Pages

Thursday, 12 May 2011

Impossibility of a non hegemonic capabilities approach.

Amartya Sen's 'Capabilities' approach to Welfare Econ, is an attempt to free the notion of 'rational scrutiny' from  
Gramscian hegemony in its widest sense. What this means is that Sen is still doing ideal state Rawlsian shite but allowing for a phenotypal polymorphism of preferences able to generate additions to both the 'general facts' as well as menu of theories of Justice which Rawls permits his little puppets in the 'original situation'.

Typically, Sen adds some distinctions without a difference and shifts goal posts and confuses the issue so as to make himself both un-operationalizable and holier than fucking thou and your big brother and your fucking six foot dad who is like totally gay- check out the way he cleans the car- and like, I was born in Shantinekan yo! Big ups for the Nobel laureate say what what?

Why is Sen Capability crap?

It's either shite or non shite. Suppose it's non-shite. In that case Sen-a-pods will be hegemonic re. acceptable methodology for establishing what constitutes 'rational scrutiny' and can generate the agent's Capability calculus.

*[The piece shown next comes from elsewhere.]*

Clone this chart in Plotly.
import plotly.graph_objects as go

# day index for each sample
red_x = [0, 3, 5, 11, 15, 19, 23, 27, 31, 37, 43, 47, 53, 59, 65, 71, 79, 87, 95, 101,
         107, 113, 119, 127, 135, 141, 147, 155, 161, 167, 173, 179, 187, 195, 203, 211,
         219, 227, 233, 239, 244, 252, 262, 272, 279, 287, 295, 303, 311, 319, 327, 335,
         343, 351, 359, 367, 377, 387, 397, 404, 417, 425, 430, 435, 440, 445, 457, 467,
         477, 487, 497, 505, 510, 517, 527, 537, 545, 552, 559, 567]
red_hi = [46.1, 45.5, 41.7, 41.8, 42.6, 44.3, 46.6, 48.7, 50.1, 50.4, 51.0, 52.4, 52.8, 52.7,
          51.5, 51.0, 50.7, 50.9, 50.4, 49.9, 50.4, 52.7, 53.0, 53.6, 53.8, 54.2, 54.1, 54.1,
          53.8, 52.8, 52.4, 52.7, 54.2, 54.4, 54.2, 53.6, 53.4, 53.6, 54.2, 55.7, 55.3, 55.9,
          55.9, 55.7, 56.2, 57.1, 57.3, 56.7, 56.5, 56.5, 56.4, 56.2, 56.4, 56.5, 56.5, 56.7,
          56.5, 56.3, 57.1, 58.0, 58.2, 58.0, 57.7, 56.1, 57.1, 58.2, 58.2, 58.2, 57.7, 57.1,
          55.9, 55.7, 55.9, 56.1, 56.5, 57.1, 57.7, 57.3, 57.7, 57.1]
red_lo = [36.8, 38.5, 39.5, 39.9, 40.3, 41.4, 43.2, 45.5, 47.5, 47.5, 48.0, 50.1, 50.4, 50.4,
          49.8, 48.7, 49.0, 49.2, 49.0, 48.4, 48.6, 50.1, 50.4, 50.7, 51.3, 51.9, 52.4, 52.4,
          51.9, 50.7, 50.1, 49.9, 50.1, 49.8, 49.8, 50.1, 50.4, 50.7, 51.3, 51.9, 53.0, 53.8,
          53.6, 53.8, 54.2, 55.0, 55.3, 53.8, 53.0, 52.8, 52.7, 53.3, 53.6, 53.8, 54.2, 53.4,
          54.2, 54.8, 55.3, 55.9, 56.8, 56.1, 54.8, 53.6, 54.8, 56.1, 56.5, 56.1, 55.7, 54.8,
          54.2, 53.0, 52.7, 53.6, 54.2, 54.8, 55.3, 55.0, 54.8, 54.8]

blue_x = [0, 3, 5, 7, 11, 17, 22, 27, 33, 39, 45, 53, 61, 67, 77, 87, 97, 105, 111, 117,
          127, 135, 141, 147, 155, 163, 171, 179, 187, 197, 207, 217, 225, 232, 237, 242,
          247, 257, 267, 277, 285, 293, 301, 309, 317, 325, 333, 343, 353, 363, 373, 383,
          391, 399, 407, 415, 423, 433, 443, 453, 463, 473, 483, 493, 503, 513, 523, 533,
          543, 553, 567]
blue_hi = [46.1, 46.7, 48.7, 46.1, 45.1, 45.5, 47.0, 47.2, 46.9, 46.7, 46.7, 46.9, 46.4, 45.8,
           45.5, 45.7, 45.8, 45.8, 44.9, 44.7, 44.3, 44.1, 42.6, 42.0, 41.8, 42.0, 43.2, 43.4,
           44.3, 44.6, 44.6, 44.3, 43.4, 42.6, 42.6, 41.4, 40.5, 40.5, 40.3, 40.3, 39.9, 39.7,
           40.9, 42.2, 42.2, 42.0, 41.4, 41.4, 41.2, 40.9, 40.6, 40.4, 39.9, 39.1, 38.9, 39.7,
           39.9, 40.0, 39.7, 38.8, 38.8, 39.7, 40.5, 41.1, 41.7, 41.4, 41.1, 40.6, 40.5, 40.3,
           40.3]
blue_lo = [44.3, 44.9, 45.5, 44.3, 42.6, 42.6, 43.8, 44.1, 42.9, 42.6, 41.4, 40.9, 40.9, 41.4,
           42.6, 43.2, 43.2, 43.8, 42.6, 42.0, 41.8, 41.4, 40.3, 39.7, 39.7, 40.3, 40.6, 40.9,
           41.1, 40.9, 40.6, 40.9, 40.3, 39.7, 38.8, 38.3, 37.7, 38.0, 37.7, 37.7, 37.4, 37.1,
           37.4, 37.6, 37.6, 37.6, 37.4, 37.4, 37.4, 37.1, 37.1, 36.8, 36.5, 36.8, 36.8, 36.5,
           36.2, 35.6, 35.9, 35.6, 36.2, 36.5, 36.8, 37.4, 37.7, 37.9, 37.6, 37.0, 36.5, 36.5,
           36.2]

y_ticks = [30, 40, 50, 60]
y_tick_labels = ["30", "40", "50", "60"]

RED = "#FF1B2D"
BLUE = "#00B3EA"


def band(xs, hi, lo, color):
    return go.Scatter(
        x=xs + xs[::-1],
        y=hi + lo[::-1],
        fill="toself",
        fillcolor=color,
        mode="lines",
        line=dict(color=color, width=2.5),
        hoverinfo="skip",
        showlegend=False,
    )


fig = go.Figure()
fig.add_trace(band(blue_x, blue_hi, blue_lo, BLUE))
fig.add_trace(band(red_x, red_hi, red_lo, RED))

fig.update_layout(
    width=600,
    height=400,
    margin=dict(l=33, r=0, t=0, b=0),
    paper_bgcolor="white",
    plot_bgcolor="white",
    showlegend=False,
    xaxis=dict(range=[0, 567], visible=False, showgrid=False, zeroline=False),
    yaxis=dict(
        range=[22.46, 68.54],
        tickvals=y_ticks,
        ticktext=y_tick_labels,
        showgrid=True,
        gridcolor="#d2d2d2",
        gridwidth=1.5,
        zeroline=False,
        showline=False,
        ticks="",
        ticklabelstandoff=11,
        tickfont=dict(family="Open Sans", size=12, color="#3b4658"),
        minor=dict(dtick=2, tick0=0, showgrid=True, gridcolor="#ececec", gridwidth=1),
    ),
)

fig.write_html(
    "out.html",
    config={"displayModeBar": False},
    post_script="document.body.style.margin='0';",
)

Not a problem if everybody could just download it and reconfigure their cognitive wet-ware to optimize the operation. In which case an empirical test could be made. The Capabilites approach would need no bully pulpits. It wouldn't be Gramscian, in the sense of empowering a class of shite academo-bureaucratic cunts.

But coz Capabilites is about second guessing- that too with no reflexivity which don't cash out as pi-jaw- it will always do so.

Hence a non-hegemonic Capabilities approach is a mirage.
Q.E.D

Which don't mean to say Sen-a-pods don't work a treat on intellectual anal retentives whose highly compacted faeces haven't already combined to constitute this fucking Fascist availability cascade- or shit storm- thanks to which, in India, the starving we shall always have with us.

Unless, Narendra Modi becomes P.M or something equally scandalous.